Identify and develop viable political alternatives. This means moving beyond rhetorical support for “the Iranian people” and engaging concretely with opposition structures that demonstrate organizational capacity, popular legitimacy, and a credible governance plan. The Pahlavi coalition currently meets these criteria more fully than any alternative — not as an endorsement of monarchy, but as a recognition of operational reality.
Provide protective, tactical, and intelligence support to opposition networks — both inside Iran and in the diaspora — while establishing robust counterintelligence measures to prevent regime penetration and sabotage of these networks.
Coordinate internal pressure with strategic timing. The Principle of Simultaneity requires that internal action be synchronized with external pressure. This does not happen spontaneously. It requires communication infrastructure, secure channels, and coordination mechanisms that only state-level actors can provide.
Neutralize subversive narratives. The regime’s information warfare — conducted through proxy media, diaspora networks, and ideological fellow-travelers — must be identified and countered. Groups that systematically delegitimize opposition unity, frame collaboration with democratic allies as treason, or promote paralysis under the banner of “civil resistance only” are functioning — whether knowingly or not — as force multipliers for the regime’s survival.

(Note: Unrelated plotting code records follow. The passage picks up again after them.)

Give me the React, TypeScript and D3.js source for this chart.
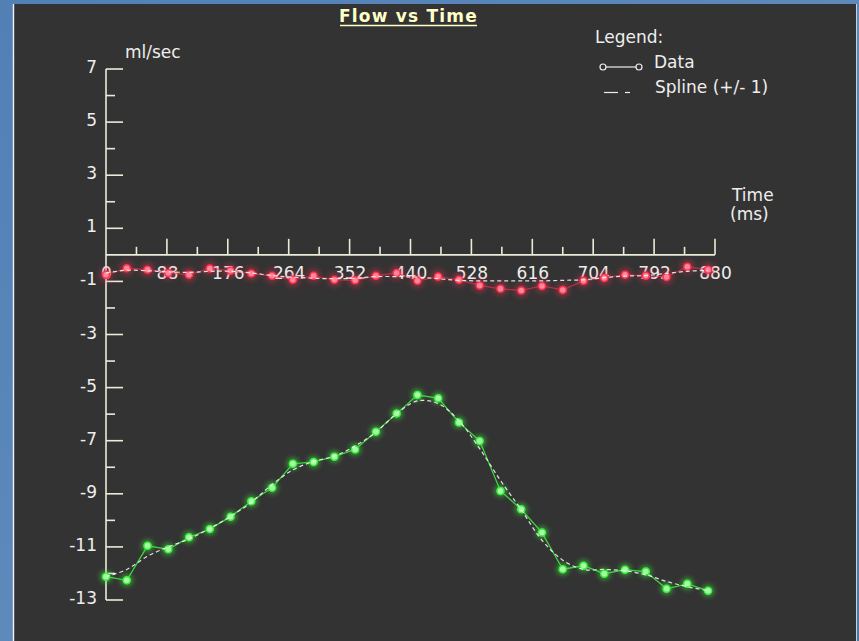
import React from "react";
import * as d3 from "d3";

const timeMs = [0, 30, 60, 90, 120, 150, 180, 210, 240, 270, 300, 330, 360, 390, 420, 450, 480, 510, 540, 570, 600, 630, 660, 690, 720, 750, 780, 810, 840, 870];

const greenData = [-12.12, -12.26, -10.96, -11.09, -10.64, -10.33, -9.86, -9.28, -8.77, -7.87, -7.8, -7.6, -7.33, -6.66, -5.98, -5.28, -5.4, -6.31, -7.01, -8.89, -9.58, -10.46, -11.84, -11.71, -12.01, -11.86, -11.93, -12.58, -12.39, -12.65];
const greenSpline = [-12.12, -11.85, -11.35, -11.0, -10.7, -10.3, -9.85, -9.32, -8.65, -8.1, -7.78, -7.58, -7.2, -6.68, -5.98, -5.5, -5.6, -6.25, -7.3, -8.5, -9.6, -10.75, -11.5, -11.85, -11.85, -11.9, -12.05, -12.3, -12.5, -12.65];

const redData = [-0.75, -0.5, -0.56, -0.68, -0.75, -0.51, -0.6, -0.7, -0.79, -0.94, -0.79, -0.94, -0.96, -0.79, -0.68, -0.98, -0.82, -0.94, -1.15, -1.28, -1.34, -1.17, -1.32, -0.98, -0.87, -0.75, -0.79, -0.83, -0.45, -0.56];
const redSpline = [-0.68, -0.58, -0.6, -0.64, -0.66, -0.62, -0.62, -0.68, -0.78, -0.84, -0.88, -0.9, -0.88, -0.82, -0.82, -0.84, -0.9, -0.96, -0.98, -0.98, -0.98, -0.98, -0.96, -0.94, -0.86, -0.8, -0.78, -0.7, -0.62, -0.58];

const yMajorTicks = [7, 5, 3, 1, -1, -3, -5, -7, -9, -11, -13];
const yMinorTicks = [6, 4, 2, -2, -4, -6, -8, -10, -12];
const xMajorTicks = [0, 88, 176, 264, 352, 440, 528, 616, 704, 792, 880];
const xMinorTicks = [44, 132, 220, 308, 396, 484, 572, 660, 748, 836];

const W = 859;
const H = 641;
const FONT = "'DejaVu Sans', sans-serif";
const AXIS = "#ecebd8";
const TEXT = "#eeeeee";

export default function App() {
  const x = d3.scaleLinear().domain([0, 880]).range([106, 715]);
  const y = d3.scaleLinear().domain([-13, 7]).range([600, 69]);

  const dataLine = d3
    .line<number>()
    .x((_, i) => x(timeMs[i]))
    .y((d) => y(d));
  const splineLine = d3
    .line<number>()
    .x((_, i) => x(timeMs[i]))
    .y((d) => y(d))
    .curve(d3.curveCatmullRom.alpha(0.5));

  const series = [
    { data: greenData, spline: greenSpline, color: "#3cf03c", fill: "#aaffaa", glow: "url(#glowG)", lineOp: 0.85 },
    { data: redData, spline: redSpline, color: "#ff3050", fill: "#ff8899", glow: "url(#glowR)", lineOp: 0.6 },
  ];

  return (
    <svg
      width={W}
      height={H}
      style={{ position: "absolute", left: 0, top: 0, display: "block" }}
      fontFamily={FONT}
    >
      <defs>
        <filter id="glowG" x="-100%" y="-100%" width="300%" height="300%">
          <feGaussianBlur stdDeviation="2.5" />
        </filter>
        <filter id="glowR" x="-100%" y="-100%" width="300%" height="300%">
          <feGaussianBlur stdDeviation="3" />
        </filter>
        <linearGradient id="bg" x1="0" y1="0" x2="1" y2="1">
          <stop offset="0" stopColor="#5280b5" />
          <stop offset="0.5" stopColor="#5d89bb" />
          <stop offset="1" stopColor="#4c78aa" />
        </linearGradient>
      </defs>
      <rect x={0} y={0} width={W} height={H} fill="url(#bg)" />
      <rect x={14} y={4} width={843} height={H - 4} fill="#333333" />
      <line x1={13.5} y1={4} x2={13.5} y2={H} stroke="#f0f4f8" strokeWidth={1.4} />
      <line x1={856.5} y1={4} x2={856.5} y2={H} stroke="#c8d2dc" strokeWidth={1} />

      {/* Title */}
      <text x={408.5} y={22} textAnchor="middle" fill="#ffffc8" fontWeight="bold" fontSize={17} letterSpacing={1.2}>
        Flow vs Time
      </text>
      <line x1={340} y1={25.5} x2={477} y2={25.5} stroke="#ffffc8" strokeWidth={1.5} />

      {/* Legend */}
      <text x={595} y={43} fill={TEXT} fontSize={17}>Legend:</text>
      <line x1={606} y1={67} x2={636} y2={67} stroke={TEXT} strokeWidth={1.2} />
      <circle cx={603} cy={67} r={3} fill="none" stroke={TEXT} strokeWidth={1.2} />
      <circle cx={639} cy={67} r={3} fill="none" stroke={TEXT} strokeWidth={1.2} />
      <text x={654} y={68} fill={TEXT} fontSize={17}>Data</text>
      <line x1={604} y1={92.5} x2={618} y2={92.5} stroke={TEXT} strokeWidth={1.2} />
      <line x1={625} y1={92.5} x2={630} y2={92.5} stroke={TEXT} strokeWidth={1.2} />
      <text x={655} y={93} fill={TEXT} fontSize={17}>Spline (+/- 1)</text>

      {/* Axis titles */}
      <text x={125} y={58} fill={TEXT} fontSize={17}>ml/sec</text>
      <text x={732} y={201} fill={TEXT} fontSize={17}>Time</text>
      <text x={730} y={220} fill={TEXT} fontSize={17}>(ms)</text>

      {/* Y axis */}
      <line x1={x(0)} y1={y(7)} x2={x(0)} y2={y(-13)} stroke={AXIS} strokeWidth={1.6} />
      {yMajorTicks.map((t) => (
        <g key={"ym" + t}>
          <line x1={x(0)} x2={x(0) + 17} y1={y(t)} y2={y(t)} stroke={AXIS} strokeWidth={1.6} />
          <text x={97} y={y(t) + 4} textAnchor="end" fill={TEXT} fontSize={17}>
            {t}
          </text>
        </g>
      ))}
      {yMinorTicks.map((t) => (
        <line key={"yn" + t} x1={x(0)} x2={x(0) + 9} y1={y(t)} y2={y(t)} stroke={AXIS} strokeWidth={1.6} />
      ))}

      {/* X axis */}
      <line x1={x(0)} y1={y(0)} x2={x(880)} y2={y(0)} stroke={AXIS} strokeWidth={1.6} />
      {xMajorTicks.map((t) => (
        <g key={"xm" + t}>
          {t > 0 && <line x1={x(t)} x2={x(t)} y1={y(0)} y2={y(0) - 16} stroke={AXIS} strokeWidth={1.6} />}
          <text x={x(t) + 0.5} y={279} textAnchor="middle" fill={TEXT} fontSize={17}>
            {t}
          </text>
        </g>
      ))}
      {xMinorTicks.map((t) => (
        <line key={"xn" + t} x1={x(t)} x2={x(t)} y1={y(0)} y2={y(0) - 8} stroke={AXIS} strokeWidth={1.6} />
      ))}

      {/* Series */}
      {series.map((s, si) => (
        <g key={"s" + si}>
          <g filter={s.glow} opacity={0.55}>
            {s.data.map((v, i) => (
              <circle key={i} cx={x(timeMs[i])} cy={y(v)} r={6} fill={s.color} />
            ))}
          </g>
          <path d={dataLine(s.data) || ""} fill="none" stroke={s.color} strokeWidth={1.3} opacity={s.lineOp} />
          {s.data.map((v, i) => (
            <circle key={i} cx={x(timeMs[i])} cy={y(v)} r={3.5} fill={s.fill} stroke={s.color} strokeWidth={1.5} />
          ))}
          <path
            d={splineLine(s.spline) || ""}
            fill="none"
            stroke="#f4f4f4"
            strokeWidth={1.2}
            strokeDasharray="4,3"
            opacity={0.9}
          />
        </g>
      ))}
    </svg>
  );
}
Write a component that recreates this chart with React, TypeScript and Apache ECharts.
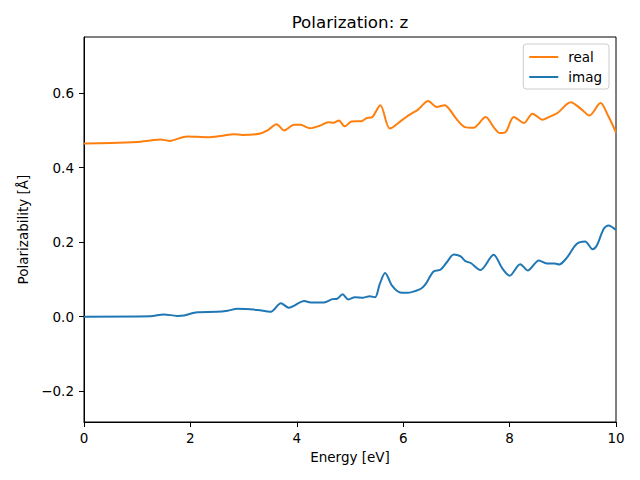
import React, { useEffect, useRef } from "react";
import * as echarts from "echarts";

const realX = [0, 0.5, 1.0, 1.25, 1.44, 1.6, 1.94, 2.32, 2.6, 2.82, 2.98, 3.29, 3.45, 3.62, 3.76, 3.95, 4.07, 4.25, 4.42, 4.6, 4.7, 4.79, 4.9, 5.03, 5.22, 5.31, 5.42, 5.57, 5.75, 5.97, 6.13, 6.28, 6.47, 6.63, 6.78, 6.88, 7.0, 7.16, 7.32, 7.55, 7.7, 7.82, 7.92, 8.08, 8.27, 8.43, 8.62, 8.77, 8.9, 9.15, 9.34, 9.5, 9.71, 9.85, 10.0];
const realY = [0.465, 0.466, 0.469, 0.473, 0.476, 0.472, 0.484, 0.482, 0.486, 0.490, 0.488, 0.491, 0.500, 0.517, 0.500, 0.515, 0.515, 0.506, 0.512, 0.522, 0.521, 0.527, 0.511, 0.524, 0.525, 0.533, 0.536, 0.568, 0.505, 0.527, 0.543, 0.556, 0.579, 0.563, 0.568, 0.555, 0.531, 0.509, 0.507, 0.536, 0.509, 0.493, 0.495, 0.536, 0.520, 0.545, 0.529, 0.538, 0.547, 0.576, 0.558, 0.540, 0.574, 0.540, 0.495];

const imagX = [0, 1.25, 1.5, 1.75, 1.88, 2.13, 2.5, 2.7, 2.88, 3.26, 3.51, 3.7, 3.85, 4.14, 4.26, 4.51, 4.67, 4.76, 4.86, 4.97, 5.09, 5.25, 5.37, 5.47, 5.56, 5.66, 5.79, 5.94, 6.07, 6.32, 6.41, 6.57, 6.7, 6.82, 6.95, 7.08, 7.17, 7.27, 7.45, 7.7, 7.86, 8.0, 8.2, 8.34, 8.55, 8.7, 8.85, 8.93, 9.07, 9.26, 9.42, 9.56, 9.64, 9.77, 9.86, 10.0];
const imagY = [0, 0.001, 0.006, 0.002, 0.003, 0.012, 0.013, 0.016, 0.021, 0.018, 0.013, 0.036, 0.024, 0.042, 0.038, 0.038, 0.047, 0.048, 0.060, 0.046, 0.052, 0.051, 0.055, 0.052, 0.088, 0.117, 0.083, 0.065, 0.064, 0.074, 0.085, 0.121, 0.126, 0.146, 0.167, 0.162, 0.149, 0.144, 0.125, 0.166, 0.130, 0.110, 0.141, 0.124, 0.151, 0.143, 0.143, 0.140, 0.157, 0.195, 0.202, 0.181, 0.191, 0.236, 0.245, 0.233];

const yTicks = [-0.2, 0, 0.2, 0.4, 0.6];
const xTicks = [0, 2, 4, 6, 8, 10];

const FONT = "DejaVu Sans";

function fmt(v: number): string {
  const s = Number(v).toFixed(1);
  return v < 0 ? "\u2212" + s.slice(1) : s;
}

export default function App() {
  const ref = useRef<HTMLDivElement>(null);
  useEffect(() => {
    if (!ref.current) return;
    const chart = echarts.init(ref.current, null, { renderer: "svg" });
    chart.setOption({
      animation: false,
      backgroundColor: "#ffffff",
      graphic: [
        {
          type: "text",
          x: 350,
          y: 22,
          style: {
            text: "Polarization: z",
            fontFamily: FONT,
            fontSize: 16.7,
            fill: "#000",
            align: "center",
            verticalAlign: "middle",
          },
        },
      ],
      legend: {
        orient: "vertical",
        right: 31,
        top: 44,
        padding: [6, 7, 5, 6],
        itemGap: 6,
        itemWidth: 29,
        itemHeight: 2,
        icon: "rect",
        backgroundColor: "#fff",
        borderColor: "#cccccc",
        borderWidth: 1,
        borderRadius: 3,
        textStyle: { fontFamily: FONT, fontSize: 13.5, color: "#000", padding: [0, 0, 0, 5] },
        data: [
          { name: "real", itemStyle: { color: "#ff7f0e" } },
          { name: "imag", itemStyle: { color: "#1f77b4" } },
        ],
      },
      grid: {
        left: 84,
        right: 24,
        top: 37,
        bottom: 58,
        show: true,
        borderColor: "#000",
        borderWidth: 1,
        backgroundColor: "transparent",
      },
      xAxis: {
        type: "value",
        min: 0,
        max: 10,
        interval: 2,
        name: "Energy [eV]",
        nameLocation: "middle",
        nameGap: 28,
        nameTextStyle: { fontFamily: FONT, fontSize: 13.5, color: "#000" },
        axisLine: { show: true, onZero: false, lineStyle: { color: "#000", width: 1 } },
        axisTick: { show: true, length: 5, lineStyle: { color: "#000" }, customValues: xTicks },
        axisLabel: { fontFamily: FONT, fontSize: 13.5, color: "#000", margin: 9, customValues: xTicks, formatter: (v: number) => String(v) },
        splitLine: { show: false },
      },
      yAxis: {
        type: "value",
        min: -0.283,
        max: 0.751,
        name: "Polarizability [\u00c5]",
        nameLocation: "middle",
        nameGap: 52,
        nameTextStyle: { fontFamily: FONT, fontSize: 13.5, color: "#000" },
        axisLine: { show: true, onZero: false, lineStyle: { color: "#000", width: 1 } },
        axisTick: { show: true, length: 5, lineStyle: { color: "#000" }, customValues: yTicks },
        axisLabel: { fontFamily: FONT, fontSize: 13.5, color: "#000", margin: 10, customValues: yTicks, formatter: (v: number) => fmt(v) },
        splitLine: { show: false },
      },
      series: [
        {
          name: "real",
          type: "line",
          data: realX.map((x, i) => [x, realY[i]]),
          showSymbol: false,
          symbol: "none",
          smooth: 0.3,
          lineStyle: { color: "#ff7f0e", width: 2 },
          itemStyle: { color: "#ff7f0e" },
        },
        {
          name: "imag",
          type: "line",
          data: imagX.map((x, i) => [x, imagY[i]]),
          showSymbol: false,
          symbol: "none",
          smooth: 0.3,
          lineStyle: { color: "#1f77b4", width: 2 },
          itemStyle: { color: "#1f77b4" },
        },
      ],
    });
    return () => chart.dispose();
  }, []);
  return <div ref={ref} style={{ width: 640, height: 480, position: "absolute", left: 0, top: 0 }} />;
}
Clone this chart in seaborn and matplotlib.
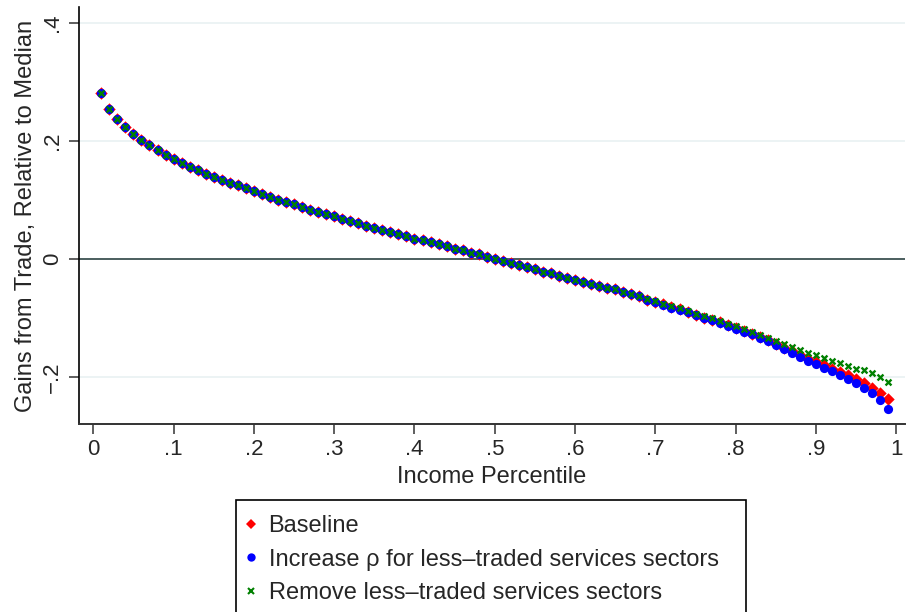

Maintain maximum economic pressure. Any relaxation of sanctions — including the potential easing of restrictions on Chinese oil purchases — provides the regime with the financial oxygen it needs to rebuild. As the JCPOA era demonstrated, every dollar that enters the regime’s coffers funds the IRGC, not the Iranian people.
Conclusion
Dismantling the Islamic Republic requires more than force. Force can degrade the regime’s military capacity. Force can eliminate its leaders. Force can create the conditions for change. But force alone cannot determine what comes next.
What comes next depends on whether a credible alternative exists — an alternative with sufficient legitimacy to unite a fractured society, sufficient organization to prevent chaos, and sufficient strategic clarity to execute a transition under extreme pressure.
The stakes extend far beyond Iran’s borders. An unstable, fragmented Iran — with unmonitored nuclear material, armed factions competing for control, and 88 million people in a country that borders Iraq, Afghanistan, Pakistan, Turkey, and the Persian Gulf — would destabilize the entire region. The Strait of Hormuz, through which one-fifth of the world’s oil supply passes, would remain contested. Refugee flows would dwarf those of the Syrian crisis. And the vacuum would be exploited by every actor — from ISIS remnants to rival state powers — seeking to advance their interests in the wreckage.
Today, a credible alternative is imperfect but identifiable. The window to develop, support, and position it is open — but it will not remain open indefinitely. Every week of ceasefire without political preparation is a week the regime uses to regroup, the opposition fragments further, and the risk of post-collapse chaos increases.
The Islamic Republic engineered a nation for 47 years. Reversing that engineering requires not just the removal of the regime, but the deliberate construction of what replaces it. That construction must begin now — not for Iran’s sake alone, but because the security of the Middle East and the stability of the global economy depend on it.